What data structures optimize Lexical search performance?

Lexical search performance is optimized by specialized data structures that efficiently store and retrieve text tokens, with the inverted index being the most essential. An inverted index maps each unique term in the corpus to a list of documents (or positions within documents) that contain that term. This structure allows the system to quickly locate all occurrences of a given word without scanning the entire dataset. Each entry typically includes term frequency, document frequency, and positional data to support scoring algorithms like TF-IDF and BM25. For example, when searching “vector database,” the inverted index directly retrieves all documents containing both “vector” and “database,” enabling fast intersection and ranking.

Beyond inverted indexes, posting lists and skip lists further improve query speed. Posting lists store document IDs associated with each term in sorted order, while skip lists introduce “jump pointers” to skip large portions of irrelevant data during search. These structures allow the engine to efficiently perform Boolean operations such as AND, OR, and NOT between multiple query terms. Tries and prefix trees are also used for autocomplete or prefix-matching features, enabling quick lookups for queries like “datab…” when typing “database.” Additionally, Bloom filters can be used to reduce disk reads by quickly checking whether a term might exist in a given document before performing a more expensive lookup.
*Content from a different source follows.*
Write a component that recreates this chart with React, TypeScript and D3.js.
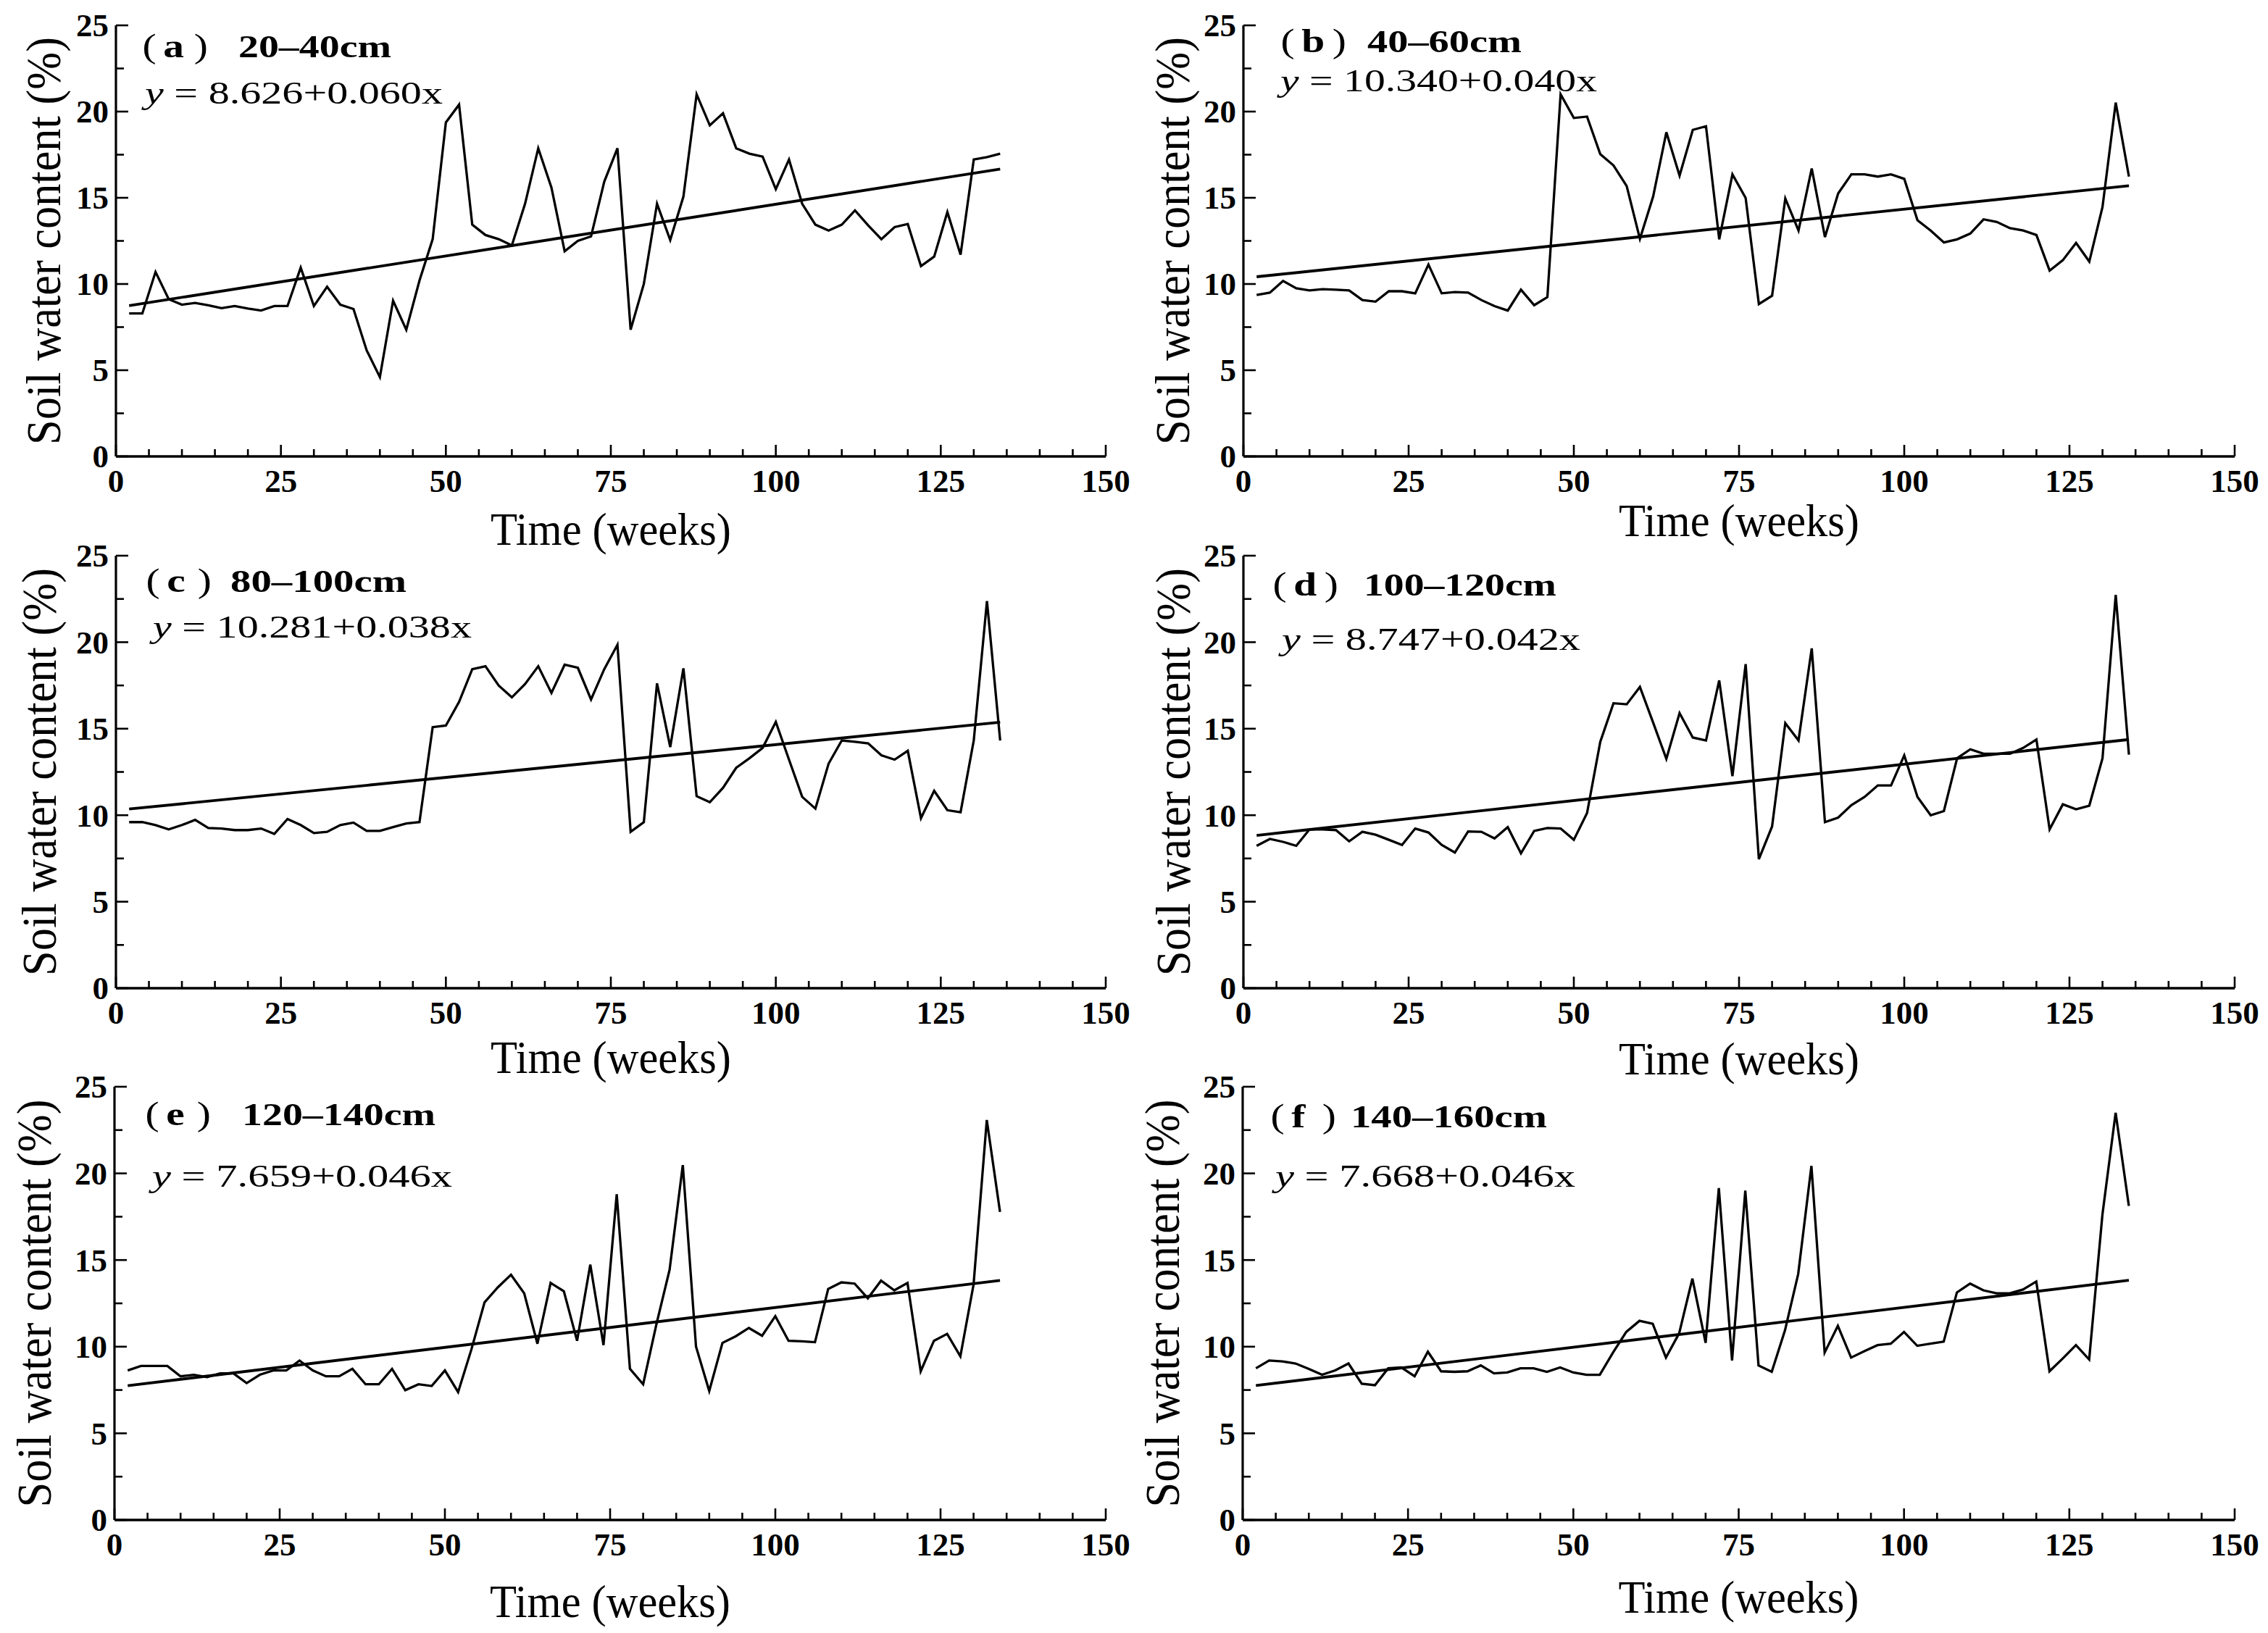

When integrated with a vector database such as Milvus, these Lexical data structures complement vector indexes like HNSW or IVF by handling the symbolic component of hybrid search. Lexical structures handle fast exact matching and filtering, while Milvus manages dense embedding comparisons. Developers can use Lexical pre-filters to reduce the search space before running semantic similarity computations. Together, inverted indexes and vector indexes form the backbone of modern hybrid retrieval systems, combining precision with conceptual relevance efficiently at scale.